Copy each line of the material below that includes the string "this".

Record excerpts:
--

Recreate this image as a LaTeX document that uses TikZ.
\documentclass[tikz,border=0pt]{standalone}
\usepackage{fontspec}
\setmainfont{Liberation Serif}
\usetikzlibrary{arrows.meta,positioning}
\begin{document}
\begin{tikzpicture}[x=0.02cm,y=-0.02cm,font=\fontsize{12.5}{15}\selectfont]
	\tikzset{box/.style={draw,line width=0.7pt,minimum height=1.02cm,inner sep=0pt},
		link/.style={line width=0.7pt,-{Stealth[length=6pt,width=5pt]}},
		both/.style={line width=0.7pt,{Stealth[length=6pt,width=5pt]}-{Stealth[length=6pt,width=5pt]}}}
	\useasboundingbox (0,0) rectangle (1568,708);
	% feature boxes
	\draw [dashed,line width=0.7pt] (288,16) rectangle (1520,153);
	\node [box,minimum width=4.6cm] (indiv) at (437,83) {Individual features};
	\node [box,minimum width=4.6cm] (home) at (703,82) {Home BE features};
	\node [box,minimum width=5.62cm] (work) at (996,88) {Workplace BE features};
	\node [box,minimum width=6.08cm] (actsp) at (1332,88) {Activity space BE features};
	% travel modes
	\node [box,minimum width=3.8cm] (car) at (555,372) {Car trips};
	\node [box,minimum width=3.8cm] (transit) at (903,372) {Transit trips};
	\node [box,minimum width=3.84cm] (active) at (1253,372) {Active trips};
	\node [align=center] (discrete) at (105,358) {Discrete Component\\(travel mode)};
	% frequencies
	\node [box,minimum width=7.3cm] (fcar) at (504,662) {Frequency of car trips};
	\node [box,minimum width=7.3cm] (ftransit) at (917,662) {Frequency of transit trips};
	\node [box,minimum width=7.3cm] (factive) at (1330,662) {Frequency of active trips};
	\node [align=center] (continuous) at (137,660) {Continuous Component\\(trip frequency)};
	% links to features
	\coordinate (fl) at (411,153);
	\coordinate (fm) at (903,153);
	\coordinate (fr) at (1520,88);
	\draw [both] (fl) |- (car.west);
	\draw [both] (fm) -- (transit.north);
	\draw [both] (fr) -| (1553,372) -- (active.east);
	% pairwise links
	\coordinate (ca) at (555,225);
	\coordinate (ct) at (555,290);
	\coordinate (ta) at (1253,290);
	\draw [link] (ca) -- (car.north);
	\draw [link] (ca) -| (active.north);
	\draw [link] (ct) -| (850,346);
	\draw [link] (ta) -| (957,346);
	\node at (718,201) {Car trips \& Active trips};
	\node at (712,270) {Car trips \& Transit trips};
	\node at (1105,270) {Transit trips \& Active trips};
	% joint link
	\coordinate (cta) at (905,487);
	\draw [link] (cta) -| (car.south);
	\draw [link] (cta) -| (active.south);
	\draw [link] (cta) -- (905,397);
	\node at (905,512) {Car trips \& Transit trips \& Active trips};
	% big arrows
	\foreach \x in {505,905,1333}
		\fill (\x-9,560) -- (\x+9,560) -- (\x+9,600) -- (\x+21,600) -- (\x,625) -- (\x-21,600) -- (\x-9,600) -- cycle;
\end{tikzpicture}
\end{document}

--

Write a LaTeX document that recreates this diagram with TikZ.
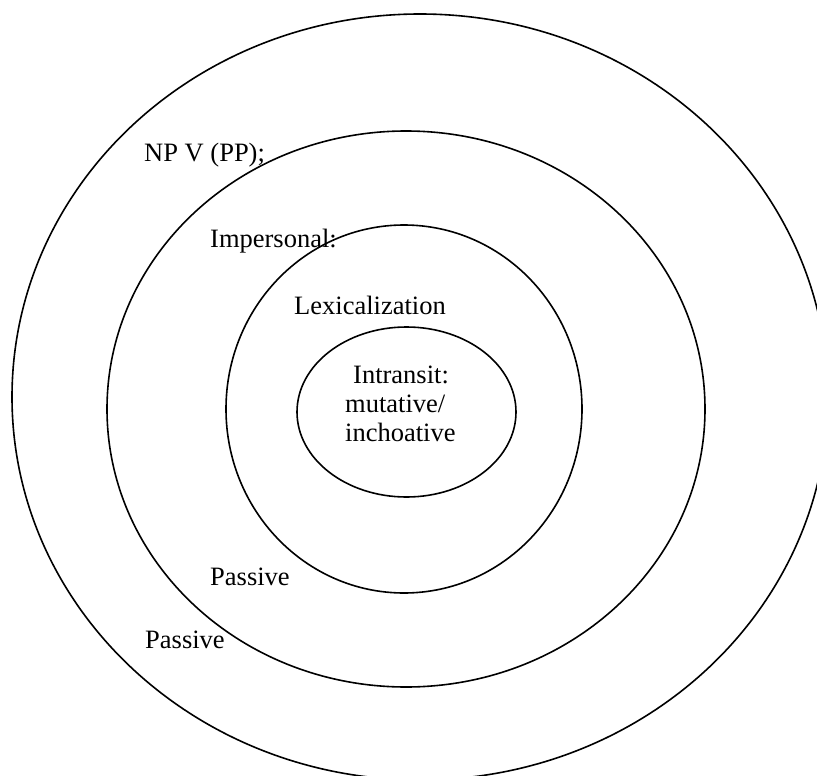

--

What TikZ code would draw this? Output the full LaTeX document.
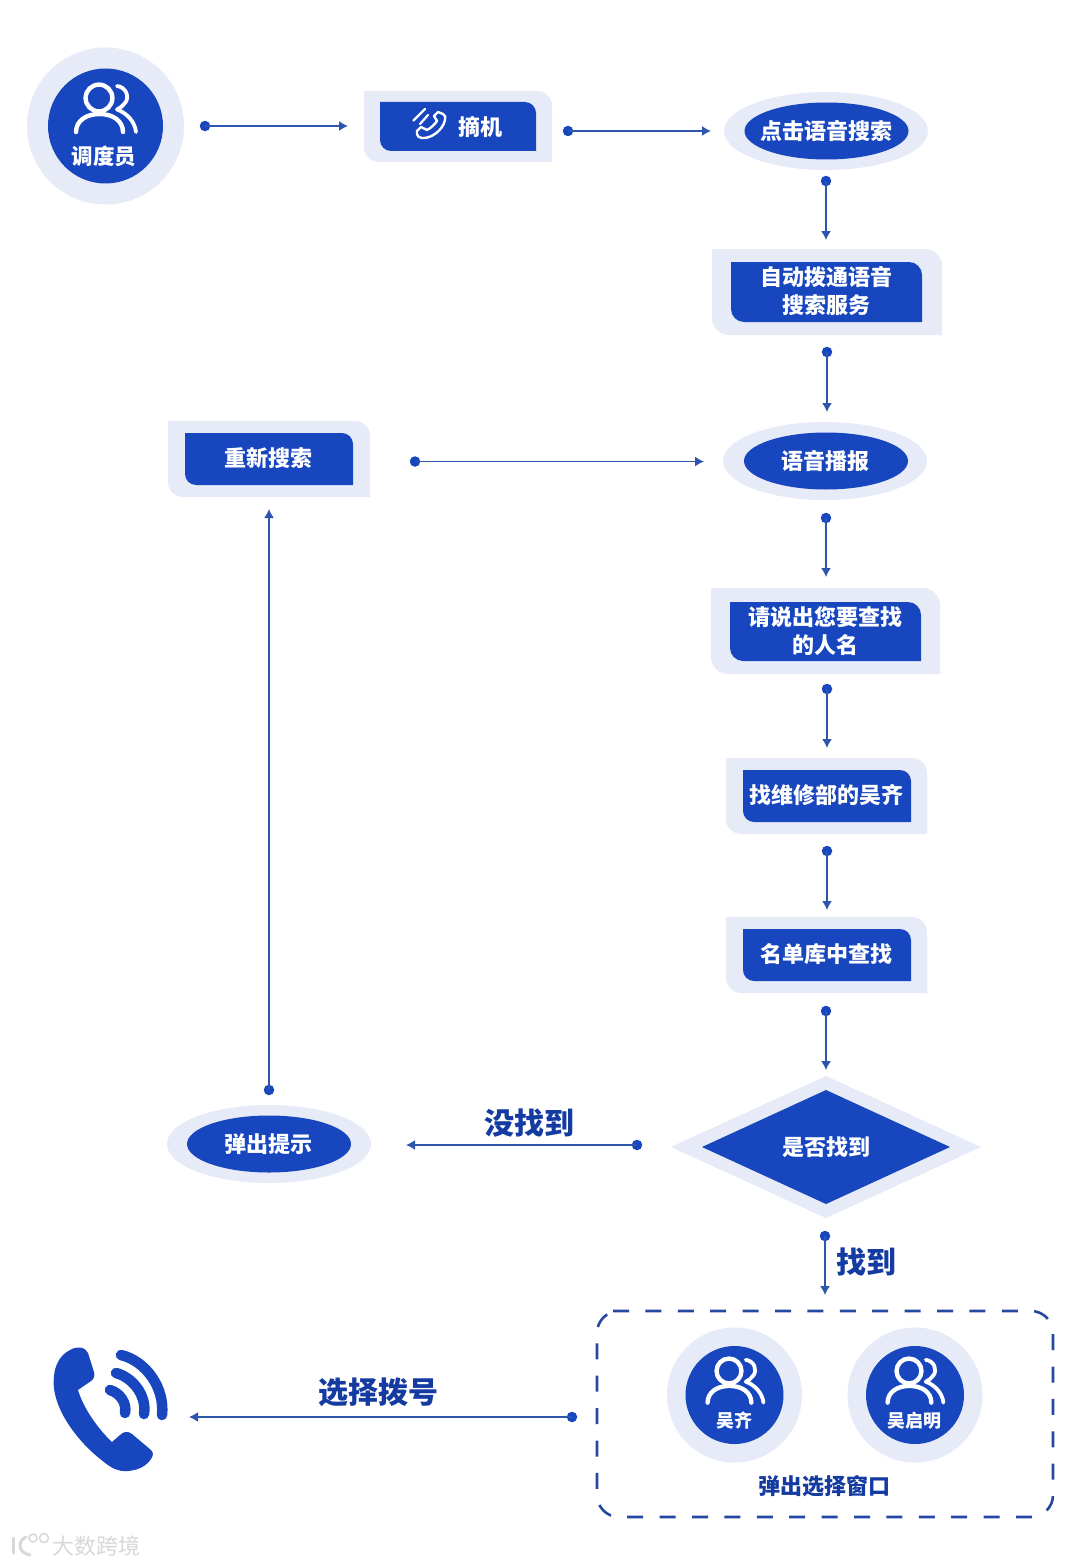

--

The answer:
Recreate this image as a LaTeX document that uses TikZ.
Write a LaTeX document that recreates this diagram with TikZ.
What TikZ code would draw this? Output the full LaTeX document.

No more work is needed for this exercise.